Alors que les systèmes éducatifs africains cherchent à s’affranchir des modèles hérités de l’ère coloniale, le Togo opère une mue audacieuse. Sous l’impulsion du ministre Dodzi Komla Kokoroko, le pays instaure un « baccalauréat blanc national » (BAC 2), prévu du 24 au 27 mars 2025. Cette initiative, bien plus qu’une simple répétition générale, se veut un levier stratégique pour redéfinir les contours de l’évaluation scolaire.
Baccalauréat blanc : Un simulacre pédagogique à grande échelle
Le BAC 2 togolais n’est pas un énième galop d’essai. Conçu comme un reflet académique, il reproduit scrupuleusement les conditions du baccalauréat officiel, de la distribution des sujets à la rigueur des corrections. Les élèves de terminale, plongés dans un environnement d’examen authentique, doivent affronter des épreuves calibrées pour refléter le niveau d’exigence cardinal attendu. L’objectif est d’éradiquer la psychologie de la surprise, souvent responsable des contre-performances.
Mais l’innovation ne s’arrête pas aux candidats. Les enseignants, transformés en archéologues des lacunes, sont invités à décortiquer les copies pour identifier les failles cognitives récurrentes. Ces données, compilées en cartographies de compétences, serviront à ajuster les méthodes pédagogiques, passant d’un enseignement frontal à une approche corrective-proactive.

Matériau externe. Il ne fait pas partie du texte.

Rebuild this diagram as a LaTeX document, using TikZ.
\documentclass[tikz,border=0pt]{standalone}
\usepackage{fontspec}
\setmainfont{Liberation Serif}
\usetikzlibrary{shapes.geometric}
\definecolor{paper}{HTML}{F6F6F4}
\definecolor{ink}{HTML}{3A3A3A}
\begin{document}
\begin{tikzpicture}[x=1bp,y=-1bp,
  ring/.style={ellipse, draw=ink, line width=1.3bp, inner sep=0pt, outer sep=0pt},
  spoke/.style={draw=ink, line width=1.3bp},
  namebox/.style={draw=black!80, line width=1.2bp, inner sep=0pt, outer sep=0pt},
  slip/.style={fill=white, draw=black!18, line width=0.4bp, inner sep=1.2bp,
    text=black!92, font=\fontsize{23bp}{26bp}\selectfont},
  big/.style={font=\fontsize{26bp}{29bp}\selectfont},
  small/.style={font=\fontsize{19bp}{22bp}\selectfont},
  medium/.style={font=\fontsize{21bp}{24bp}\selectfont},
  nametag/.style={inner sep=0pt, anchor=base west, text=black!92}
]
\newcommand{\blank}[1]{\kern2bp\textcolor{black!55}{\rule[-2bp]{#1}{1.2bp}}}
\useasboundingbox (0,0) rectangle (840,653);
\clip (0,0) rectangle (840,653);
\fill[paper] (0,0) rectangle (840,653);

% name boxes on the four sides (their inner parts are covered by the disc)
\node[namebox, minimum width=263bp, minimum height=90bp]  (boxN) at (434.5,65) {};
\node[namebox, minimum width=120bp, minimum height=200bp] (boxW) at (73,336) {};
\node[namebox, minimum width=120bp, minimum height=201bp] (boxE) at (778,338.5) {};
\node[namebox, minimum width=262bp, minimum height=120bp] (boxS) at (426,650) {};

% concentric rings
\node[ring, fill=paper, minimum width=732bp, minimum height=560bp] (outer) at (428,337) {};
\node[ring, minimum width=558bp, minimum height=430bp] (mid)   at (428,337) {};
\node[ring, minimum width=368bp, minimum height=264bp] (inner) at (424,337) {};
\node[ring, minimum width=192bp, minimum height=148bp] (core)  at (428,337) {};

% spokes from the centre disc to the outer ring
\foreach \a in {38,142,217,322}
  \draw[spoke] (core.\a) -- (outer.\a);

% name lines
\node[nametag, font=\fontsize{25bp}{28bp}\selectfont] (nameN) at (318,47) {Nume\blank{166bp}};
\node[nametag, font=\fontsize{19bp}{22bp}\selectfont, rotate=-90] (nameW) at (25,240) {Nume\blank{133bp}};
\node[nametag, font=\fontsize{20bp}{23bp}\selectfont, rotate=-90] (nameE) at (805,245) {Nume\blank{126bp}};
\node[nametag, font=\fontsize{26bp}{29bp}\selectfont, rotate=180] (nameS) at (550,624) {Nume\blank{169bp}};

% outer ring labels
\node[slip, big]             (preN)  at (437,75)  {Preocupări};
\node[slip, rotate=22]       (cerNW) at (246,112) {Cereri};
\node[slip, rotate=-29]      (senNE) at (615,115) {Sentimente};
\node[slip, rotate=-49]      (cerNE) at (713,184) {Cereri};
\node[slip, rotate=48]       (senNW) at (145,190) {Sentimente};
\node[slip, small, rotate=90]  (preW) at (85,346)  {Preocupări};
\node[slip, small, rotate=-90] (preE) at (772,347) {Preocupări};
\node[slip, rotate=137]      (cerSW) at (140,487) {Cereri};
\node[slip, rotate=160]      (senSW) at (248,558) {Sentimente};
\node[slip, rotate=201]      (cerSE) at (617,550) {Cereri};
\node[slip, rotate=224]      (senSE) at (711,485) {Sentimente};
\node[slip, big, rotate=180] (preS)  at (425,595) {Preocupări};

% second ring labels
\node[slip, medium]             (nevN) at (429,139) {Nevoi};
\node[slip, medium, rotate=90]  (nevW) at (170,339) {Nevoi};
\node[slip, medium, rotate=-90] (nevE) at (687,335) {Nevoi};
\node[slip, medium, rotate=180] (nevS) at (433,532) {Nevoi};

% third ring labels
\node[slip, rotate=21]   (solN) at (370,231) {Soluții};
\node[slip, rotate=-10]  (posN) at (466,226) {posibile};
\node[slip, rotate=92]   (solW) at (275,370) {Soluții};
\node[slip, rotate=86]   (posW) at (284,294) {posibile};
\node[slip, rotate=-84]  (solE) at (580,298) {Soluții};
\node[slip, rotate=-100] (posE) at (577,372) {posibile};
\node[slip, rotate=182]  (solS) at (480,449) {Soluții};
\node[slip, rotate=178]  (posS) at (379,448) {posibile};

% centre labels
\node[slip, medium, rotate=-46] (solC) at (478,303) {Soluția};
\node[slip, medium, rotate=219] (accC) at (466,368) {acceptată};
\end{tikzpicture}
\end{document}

Une réforme curriculaire en mode satellite
Ce bac blanc s’inscrit dans une refonte plus large des programmes scolaires visant à substituer aux savoirs encyclopédiques des compétences transférables. Le gouvernement togolais mise sur une évaluation formative plutôt que sommative, où chaque erreur devient un tremplin pour l’apprentissage. Une philosophie résumée par un adage local revisité : « Ce n’est pas la chute qui compte, mais la manière de redresser le pas. »
Si l’expérience porte ses fruits, le dispositif pourrait s’étendre aux classes de première dès 2026, créant ainsi un continuum évaluatif sur deux ans. Une perspective saluée par les acteurs éducatifs, qui y voient un antidote au bachotage intensif, souvent synonyme de savoirs évanescents.
Un laboratoire éducatif pour la sous-région
Le Togo, petit par la taille mais ambitieux par la vision, entend ainsi préfigurer une mutation éducative ouest-africaine. En transformant l’évaluation en outil de progression plutôt qu’en sanction, le pays défie les modèles traditionnels où le baccalauréat fonctionne comme un filtre social impitoyable.
Si cette transformation prometteuse suscite l’enthousiasme, il convient de rester prudent quant à sa capacité à surmonter les défis logistiques, la formation des correcteurs, l’harmonisation des barèmes et les résistances culturelles. Il est toutefois indéniable que l’initiative inspire d’autres démarches analogues.
L’école comme chantier d’avenir
En instaurant ce bac blanc national, le Togo ne se contente pas de préparer des élèves à un examen. Il esquisse une école où l’échec n’est plus une fatalité, mais une étape vers la maîtrise. Une leçon qui, au-delà des salles de classe, rappelle que l’éducation est moins une course qu’un art de bâtir des fondations solides. Et dans ce domaine, le pays montre qu’il a plus que jamais la main pédagogique.